Another interesting aspect about Skyrim is that unlike other games where your character follows a specific path dictated by missions or in this case, quests, you can wander around exploring everything in this world for as long as you like – everything! How you play affects your character’s growth and interactions with others as the story progresses. You need to use skills like blacksmithing. This is how armour and weapons can be improved or even created. I got to do that at Alvor’s house and intend to pop back there after finishing Before The Storm. Or I could leave the outskirts of Whiterun and go back to Riverwood before resuming the quest. There’s no rush. It might not also be a bad idea to go hunting so I can tan animal hides into leather, which is an important raw material for smithing along with steel and iron ingots. I’ve also found some stuff that I can sell (or trade?). Full disclosure: I’ve taken stuff from dead people, a few of whom I killed because they were trying to kill me. (Stripped ‘em bare.) There are also opportunities to steal weapons and pick pockets but I don’t feel comfortable leading Chaconia into a life of crime already. She’s only about two hours old, for goodness sake!

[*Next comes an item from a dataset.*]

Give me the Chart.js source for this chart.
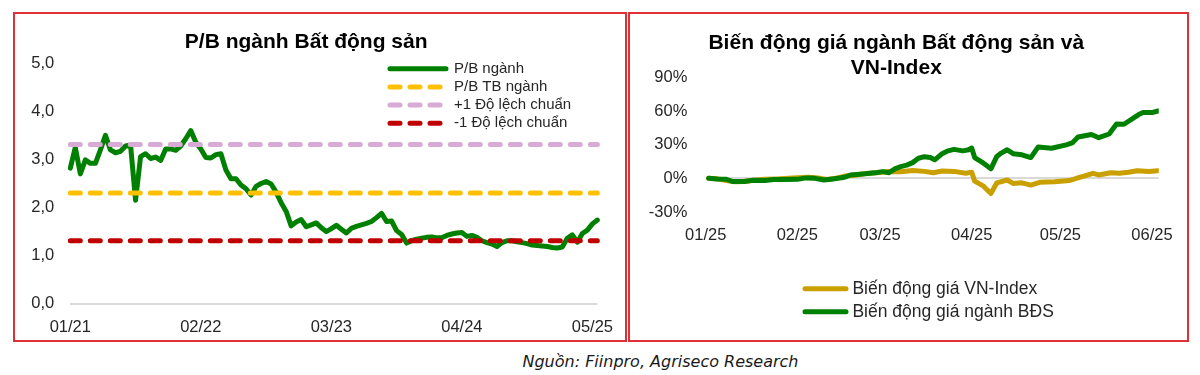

This game has a huge backstory. This is the fifth instalment in the Elder Scrolls series and a lot of stuff has gone down on this continent called Tamriel. Don’t worry. I’ll spare you the endless details and stick to stuff that affects Chaconia. There are people out there who know everything about that world and more power to them but I don’t want all of that in my brain. My goals are to make some stuff, do some stuff, grow some stuff, build some stuff, hire people to watch over my stuff and maybe even get married. This is all part of having a grand time playing Skyrim. Imagine if you get caught stealing stuff then guards will be looking for you and this could mean jail time – actual jail time! There’ll be a bounty on your head which you’ll have to pay or get locked up. It’s okay to kill people if they see you commit a crime. Holy cow! Committing crimes and killing witnesses? I don’t think I can do that…or maybe Chaconia can? We’ll find out eventually.